Na Califórnia, Gavin Newsom, o governador, enviou um vídeo a um jornalista de uma intervenção da ICE que deteu um homen num parque de estacionamento e deixaram o seu filho bebé no banco de trás do carro. Depois os agentes da ICE levaram o carro com o bebé; horas mais tarde o homem foi libertado porque era americano e o bebé foi reunido com a família. O Newsom estava a tremer a falar do caso com o jornalista. Em Chicago, grupos de mulheres americanas andam com apitos a alertar as vizinhanças sempre que encontram agentes da ICE, algumas perseguem os carros da ICE nos seus próprios carros, outras oferecem as suas lojas como sítio seguro para quem precise de abrigo dos agentes. Há advogados a relatar o que se passa nos tribunais e dar o seu testemunho das violações da administração. Há padres de diversas denominações a dar sermões a criticar a Administração, etc.
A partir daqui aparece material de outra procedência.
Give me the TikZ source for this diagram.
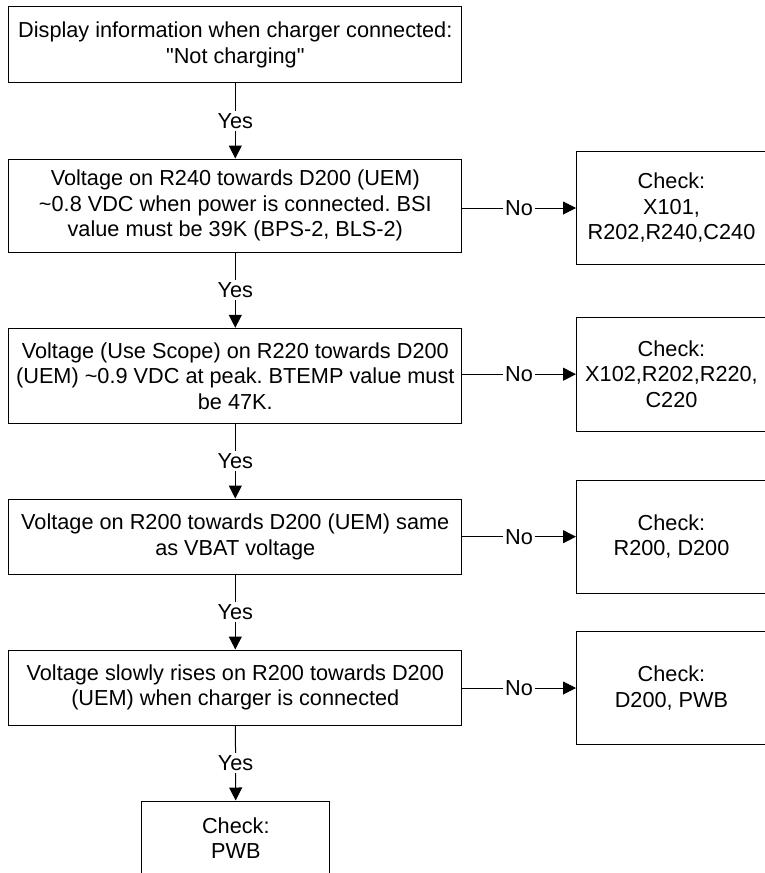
\documentclass[tikz,border=0pt]{standalone}
\usepackage{fontspec}
\setmainfont{Liberation Sans}
\usetikzlibrary{arrows.meta}
\frenchspacing

\begin{document}
\begin{tikzpicture}[x=1pt, y=-1pt,
    every node/.style={font=\fontsize{21.7}{25.5}\selectfont},
    stepbox/.style={draw, line width=1pt, align=center, inner sep=0pt, minimum width=452.7pt},
    checkbox/.style={draw, line width=1pt, align=center, inner sep=0pt, minimum width=190pt},
    flow/.style={line width=1pt, -{Triangle[length=13pt,width=13pt]}},
    answer/.style={fill=white, inner sep=2.5pt}]

        % Page size of the reference
        \useasboundingbox (0,0) rectangle (765,873);
        \clip (0,0) rectangle (765,873);
        \def\midx{235.3} % centre of the main column
        \def\chkx{671.5} % centre of the check column

        % Main column of steps
        \node[stepbox, minimum height=76pt] (display) at (\midx,44.7)
            {Display information when charger connected:\\\textquotedbl Not charging\textquotedbl};
        \node[stepbox, minimum height=93pt] (bsi) at (\midx,205.5)
            {Voltage on R240 towards D200 (UEM)\\\textasciitilde0.8 VDC when power is connected. BSI\\value must be 39K (BPS-2, BLS-2)};
        \node[stepbox, minimum height=95pt] (btemp) at (\midx,375.8)
            {Voltage (Use Scope) on R220 towards D200\\(UEM) \textasciitilde0.9 VDC at peak. BTEMP value must\\be 47K.};
        \node[stepbox, minimum height=75.3pt] (vbat) at (\midx,536.7)
            {Voltage on R200 towards D200 (UEM) same\\as VBAT voltage};
        \node[stepbox, minimum height=75pt] (rise) at (\midx,687.5)
            {Voltage slowly rises on R200 towards D200\\(UEM) when charger is connected};
        \node[draw, line width=1pt, align=center, inner sep=0pt, minimum width=188.3pt, minimum height=74pt] (pwb) at (235.8,838)
            {Check:\\PWB};

        % Check boxes on the right
        \node[checkbox, minimum height=112.6pt] (chkbsi) at (\chkx,208) {Check:\\X101,\\R202,R240,C240};
        \node[checkbox, minimum height=113.7pt] (chkbtemp) at (\chkx,374.2) {Check:\\X102,R202,R220,\\C220};
        \node[checkbox, minimum height=113.3pt] (chkvbat) at (\chkx,536.7) {Check:\\R200, D200};
        \node[checkbox, minimum height=112.6pt] (chkrise) at (\chkx,688) {Check:\\D200, PWB};

        % Yes arrows
        \draw[flow] (display) -- node[answer] {Yes} (bsi);
        \draw[flow] (bsi) -- node[answer] {Yes} (btemp);
        \draw[flow] (btemp) -- node[answer] {Yes} (vbat);
        \draw[flow] (vbat) -- node[answer] {Yes} (rise);
        \draw[flow] (rise) -- node[answer] {Yes} (pwb);

        % No arrows
        \draw[flow] (bsi.east |- chkbsi.west) -- node[answer] {No} (chkbsi.west);
        \draw[flow] (btemp.east |- chkbtemp.west) -- node[answer] {No} (chkbtemp.west);
        \draw[flow] (vbat.east |- chkvbat.west) -- node[answer] {No} (chkvbat.west);
        \draw[flow] (rise.east |- chkrise.west) -- node[answer] {No} (chkrise.west);
    \end{tikzpicture}
\end{document}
Apesar de tudo, não está a correr mal. Nota-se que o Trump é a figura pública, mas o esforço de "purificação da sociedade" é do Stephen Miller, enquanto que o Russell Vought está encarregado de destruir o funcionamento do governo federal. Estes são metódicos e competentes, mas a maior parte do resto da Administração é trapalhona, mas quer apresentar resultados rápidos e depressa e bem há poucos quem. Se fossem mais pacientes e metódicos, estaríamos em pior situação.
Há várias ideias que são bastante queridas aos americanos: o final feliz, o preferir o "underdog" a quem tem poder, a ideia de que qualquer pessoa pode ser chamada a ser um herói, o triunfo do bem sobre o mal, etc. Se tinha de acontecer, não é mau de todo que este ressurgimento das ideias fascistas esteja a ter maior expressão primeiro nos EUA porque os americanos são um povo que está disposto a resistir. A angariação de fundos para apoiar causas, o insistir que a sociedade civil se empenhe em financiar a educação, a cultura, e a saúde, e dedique parte do seu tempo livre a voluntariado, uma sociedade civil afluente e que não dependa totalmente do estado, e mais recentemente a invenção das redes sociais, a ideia do cidadão jornalista, etc.--tudo isso são armas de resistência, caso o governo se vire contra o povo e é o que nos vale agora. É mesmo "We the people".